Empréstimo junto ao Novo Banco de Desenvolvimento, presidido pela ex-presidente Dilma, foi firmado com o ministro da Fazenda, Fernando Haddad

Um empréstimo de US$ 1 bilhão do Novo Banco de Desenvolvimento (NDB, na sigla em inglês, também conhecido como “Banco dos Brics”) para o Brasil, contratado no último dia 12 para apoiar o financiamento a pequenos negócios, servirá, na verdade, para ressarcir investimentos já feitos pelo Tesouro Nacional no Peac, programa de garantia de crédito do BNDES. Não haverá ampliação da capacidade do Peac, como os bancos privados chegaram a defender, no fim do primeiro semestre.

Na capacidade atual, o Peac deverá avalizar 40 bilhões este ano em empréstimos para pequenos negócios, incluindo MEIs, como revelou O GLOBO em agosto. O BNDES reafirmou agora essa projeção e informou que ainda não há um valor para 2024. Até o último dia 20, o valor estava em R$ 33,6 bilhões avalizados este ano.

Mecanismo similar ao seguro-fiança

O Peac funciona como um seguro-fiança de aluguel imobiliário, oferecendo ao tomador do empréstimo a garantia, assim como o seguro permite ao inquilino alugar a moradia sem um fiador. O aval vem de um fundo do BNDES, o FGI. Quem empresta são os bancos privados, com recursos deles. Se o cliente que tomou o empréstimo dá calote, o aval cobre a perda.

BNDES: sede do banco no Centro do Rio — Foto: Fábio Rossi/Agência O Globo

Reaberto em 2022

Lançado pelo governo federal em 2020 para enfrentar a crise da Covid-19, o programa partiu de um aporte de R$ 20 bilhões do Tesouro no FGI. Ele teria vigência apenas até dezembro de 2020, mas foi reaberto em agosto do ano passado, ainda no governo Bolsonaro.

Economistas que participaram das mudanças nas políticas do BNDES no governo Temer – como Vinicius Carrasco, ex-diretor do banco de fomento, e Fábio Kanczuk, que foi do Ministério da Fazenda e, já no governo Bolsonaro, diretor do Banco Central (BC) – criticam a continuidade do programa.

Isso porque ele estimula a contratação de crédito para empresas, num momento em que o BC vem mantendo os juros elevados para conter financiamentos e frear a inflação. O Peac foi fundamental no auge da pandemia, quando as empresas precisavam de capital de giro para enfrentarem as restrições ao contato social, mas deveria ser temporário, argumentam os economistas.

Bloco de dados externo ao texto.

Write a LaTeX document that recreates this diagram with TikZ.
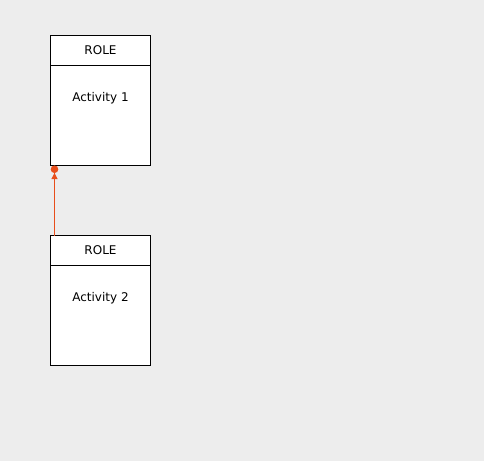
\documentclass[tikz,border=0pt]{standalone}
\usepackage{fontspec}
\setmainfont{DejaVu Sans}
\usepackage{tikz}
\usetikzlibrary{arrows.meta}
\definecolor{bgray}{HTML}{EDEDED}
\definecolor{linkred}{HTML}{E84E1B}
\tikzstyle{rolebox}=[draw=black,fill=white,line width=1pt,outer sep=0pt,minimum width=100pt,minimum height=30pt,inner sep=0pt,font=\fontsize{12}{14}\selectfont]
\tikzstyle{actbox}=[draw=black,fill=white,line width=1pt,outer sep=0pt,minimum width=100pt,minimum height=100pt,inner sep=0pt]
\tikzstyle{acttext}=[inner sep=0pt,font=\fontsize{12}{14}\selectfont]

\begin{document}
\begin{tikzpicture}[x=1pt,y=-1pt]
      \fill[bgray] (0,0) rectangle (484,461);
      \useasboundingbox (0,0) rectangle (484,461);

      \foreach \i/\y in {1/35.5,2/235.5}{
        \node[rolebox,anchor=north west] (r\i) at (50.5,\y) {ROLE};
        \node[actbox,anchor=north west] (b\i) at (r\i.south west) {};
        \node[acttext] (t\i) at ([yshift=-33pt]b\i.north) {Activity \i};
      }

      \coordinate (s) at ([xshift=4pt]r2.north west);
      \coordinate (e) at ([xshift=4pt]b1.south west);
      \draw[linkred,line width=1pt,-{Triangle[length=6pt,width=6pt]Circle[length=7.5pt]}] (s) -- (e);
    \end{tikzpicture}
\end{document}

Na contramão da expansão do BNDES

Apesar da continuidade do programa – aprovada em lei em abril –, a decisão do Ministério da Fazenda sobre o uso do empréstimo do NDB vai na contramão da expansão do BNDES. Também evita novos gastos para o Tesouro, num cenário em que a equipe do ministro Fernando Haddad busca fontes de receitas, para fechar as contas de 2024 com déficit zero.

Em junho, uma reunião da Febraban, entidade que representa os bancos privados, chegou a debater a possibilidade de um novo aporte do Tesouro no Peac, em torno de R$ 2 bilhões, como estratégia para enfrentar a escassez de financiamentos provocada pela crise financeira das Americanas.

O empréstimo com o NDB foi firmado em reunião do ministro Haddad com a presidente da instituição multilateral, a ex-presidente Dilma Rousseff, durante o encontro anual do FMI e do Banco Mundial, no Marrocos. A operação foi anunciada como destinada ao Peac. O empréstimo tem prazo de 30 anos e juros de 1,64% ao ano, informou o Ministério da Fazenda.

Questionado se o financiamento turbinaria a capacidade de garantir empréstimos do Peac, o BNDES informou, em nota, que “o empréstimo tem o objetivo de reembolsar a União pelos aportes já feitos”, sem “compromissos adicionais”.

“O mutuário (tomador do empréstimo) é a União, representada pelo Ministério da Fazenda. O BNDES figura como executor, já que é o gestor do FGI-PEAC. O empréstimo tem o objetivo de reembolsar a União pelos aportes já feitos no FGI-PEAC. O contrato não implica em compromissos adicionais por parte do BNDES, cujas responsabilidades estão normatizadas nos regramentos já existentes do FGI-PEAC”, diz uma nota do banco.